▶ [What the task asks]: Output the material word for word. Leave each picture out.

▶ [Available data]:
--- start ---

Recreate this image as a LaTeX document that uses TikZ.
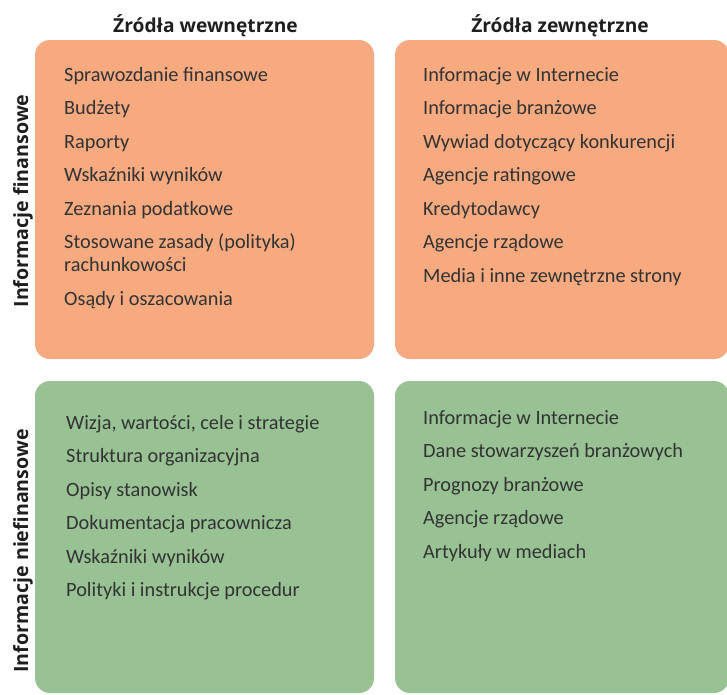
\documentclass[tikz,border=0pt]{standalone}
\usepackage{fontspec}
\setmainfont{Carlito}
\newfontfamily\headfont{Open Sans}
\begin{document}
\begin{tikzpicture}[x=1pt,y=-1pt,
  panel/.style={inner sep=0pt, outer sep=0pt, rounded corners=15pt, anchor=north west},
  fin/.style={panel, fill=finorange},
  nonfin/.style={panel, fill=nonfingreen},
  item/.style={anchor=base west, inner sep=0pt, text=itemgray, font=\fontsize{20.3}{23}\selectfont, align=left},
  colhead/.style={anchor=base, inner sep=0pt, text=headblack, font=\headfont\fontsize{19.2}{23}\selectfont\bfseries},
  rowhead/.style={anchor=base, inner sep=0pt, text=headblack, font=\headfont\fontsize{19.6}{23}\selectfont\bfseries, rotate=90}]
\definecolor{finorange}{HTML}{F7A97F}
\definecolor{nonfingreen}{HTML}{98C294}
\definecolor{itemgray}{HTML}{333333}
\definecolor{headblack}{HTML}{1E1E1E}
\useasboundingbox (0,0) rectangle (727,694);

% four quadrants
\node[fin, minimum width=339pt, minimum height=319pt] (tl) at (35,40) {};
\node[fin, minimum width=334pt, minimum height=319pt] (tr) at (395,40) {};
\node[nonfin, minimum width=339pt, minimum height=312pt] (bl) at (35,381) {};
\node[nonfin, minimum width=334pt, minimum height=312pt] (br) at (395,381) {};

% column headings
\node[colhead] (hin) at (205.5,32) {Źródła wewnętrzne};
\node[colhead] (hout) at (560,32) {Źródła zewnętrzne};

% row headings
\node[rowhead] (rfin) at (28,201) {Informacje finansowe};
\node[rowhead] (rnon) at (28,551) {Informacje niefinansowe};

% internal, financial
\node[item] (a1) at (64,81) {Sprawozdanie finansowe};
\node[item] (a2) at (64,114.5) {Budżety};
\node[item] (a3) at (64,148) {Raporty};
\node[item] (a4) at (64,181.5) {Wskaźniki wyników};
\node[item] (a5) at (64,215) {Zeznania podatkowe};
\node[item] (a6) at (64,271.5) {Stosowane zasady (polityka)\\rachunkowości};
\node[item] (a7) at (64,305.5) {Osądy i oszacowania};

% external, financial
\node[item] (b1) at (423,81) {Informacje w Internecie};
\node[item] (b2) at (423,114.5) {Informacje branżowe};
\node[item] (b3) at (423,148) {Wywiad dotyczący konkurencji};
\node[item] (b4) at (423,181.5) {Agencje ratingowe};
\node[item] (b5) at (423,215) {Kredytodawcy};
\node[item] (b6) at (423,248.5) {Agencje rządowe};
\node[item] (b7) at (423,282) {Media i inne zewnętrzne strony};

% internal, non-financial
\node[item] (c1) at (66,429) {Wizja, wartości, cele i strategie};
\node[item] (c2) at (66,462.5) {Struktura organizacyjna};
\node[item] (c3) at (66,496) {Opisy stanowisk};
\node[item] (c4) at (66,529.5) {Dokumentacja pracownicza};
\node[item] (c5) at (66,563) {Wskaźniki wyników};
\node[item] (c6) at (66,596.5) {Polityki i instrukcje procedur};

% external, non-financial
\node[item] (d1) at (423,424) {Informacje w Internecie};
\node[item] (d2) at (423,457.5) {Dane stowarzyszeń branżowych};
\node[item] (d3) at (423,491) {Prognozy branżowe};
\node[item] (d4) at (423,524.5) {Agencje rządowe};
\node[item] (d5) at (423,558) {Artykuły w mediach};
\end{tikzpicture}
\end{document}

--- end ---

▶ [Completed exercise]:
Recreate this image as a LaTeX document that uses TikZ.
\documentclass[tikz,border=0pt]{standalone}
\usepackage{fontspec}
\setmainfont{Carlito}
\newfontfamily\headfont{Open Sans}
\begin{document}
\begin{tikzpicture}[x=1pt,y=-1pt,
  panel/.style={inner sep=0pt, outer sep=0pt, rounded corners=15pt, anchor=north west},
  fin/.style={panel, fill=finorange},
  nonfin/.style={panel, fill=nonfingreen},
  item/.style={anchor=base west, inner sep=0pt, text=itemgray, font=\fontsize{20.3}{23}\selectfont, align=left},
  colhead/.style={anchor=base, inner sep=0pt, text=headblack, font=\headfont\fontsize{19.2}{23}\selectfont\bfseries},
  rowhead/.style={anchor=base, inner sep=0pt, text=headblack, font=\headfont\fontsize{19.6}{23}\selectfont\bfseries, rotate=90}]
\definecolor{finorange}{HTML}{F7A97F}
\definecolor{nonfingreen}{HTML}{98C294}
\definecolor{itemgray}{HTML}{333333}
\definecolor{headblack}{HTML}{1E1E1E}
\useasboundingbox (0,0) rectangle (727,694);

% four quadrants
\node[fin, minimum width=339pt, minimum height=319pt] (tl) at (35,40) {};
\node[fin, minimum width=334pt, minimum height=319pt] (tr) at (395,40) {};
\node[nonfin, minimum width=339pt, minimum height=312pt] (bl) at (35,381) {};
\node[nonfin, minimum width=334pt, minimum height=312pt] (br) at (395,381) {};

% column headings
\node[colhead] (hin) at (205.5,32) {Źródła wewnętrzne};
\node[colhead] (hout) at (560,32) {Źródła zewnętrzne};

% row headings
\node[rowhead] (rfin) at (28,201) {Informacje finansowe};
\node[rowhead] (rnon) at (28,551) {Informacje niefinansowe};

% internal, financial
\node[item] (a1) at (64,81) {Sprawozdanie finansowe};
\node[item] (a2) at (64,114.5) {Budżety};
\node[item] (a3) at (64,148) {Raporty};
\node[item] (a4) at (64,181.5) {Wskaźniki wyników};
\node[item] (a5) at (64,215) {Zeznania podatkowe};
\node[item] (a6) at (64,271.5) {Stosowane zasady (polityka)\\rachunkowości};
\node[item] (a7) at (64,305.5) {Osądy i oszacowania};

% external, financial
\node[item] (b1) at (423,81) {Informacje w Internecie};
\node[item] (b2) at (423,114.5) {Informacje branżowe};
\node[item] (b3) at (423,148) {Wywiad dotyczący konkurencji};
\node[item] (b4) at (423,181.5) {Agencje ratingowe};
\node[item] (b5) at (423,215) {Kredytodawcy};
\node[item] (b6) at (423,248.5) {Agencje rządowe};
\node[item] (b7) at (423,282) {Media i inne zewnętrzne strony};

% internal, non-financial
\node[item] (c1) at (66,429) {Wizja, wartości, cele i strategie};
\node[item] (c2) at (66,462.5) {Struktura organizacyjna};
\node[item] (c3) at (66,496) {Opisy stanowisk};
\node[item] (c4) at (66,529.5) {Dokumentacja pracownicza};
\node[item] (c5) at (66,563) {Wskaźniki wyników};
\node[item] (c6) at (66,596.5) {Polityki i instrukcje procedur};

% external, non-financial
\node[item] (d1) at (423,424) {Informacje w Internecie};
\node[item] (d2) at (423,457.5) {Dane stowarzyszeń branżowych};
\node[item] (d3) at (423,491) {Prognozy branżowe};
\node[item] (d4) at (423,524.5) {Agencje rządowe};
\node[item] (d5) at (423,558) {Artykuły w mediach};
\end{tikzpicture}
\end{document}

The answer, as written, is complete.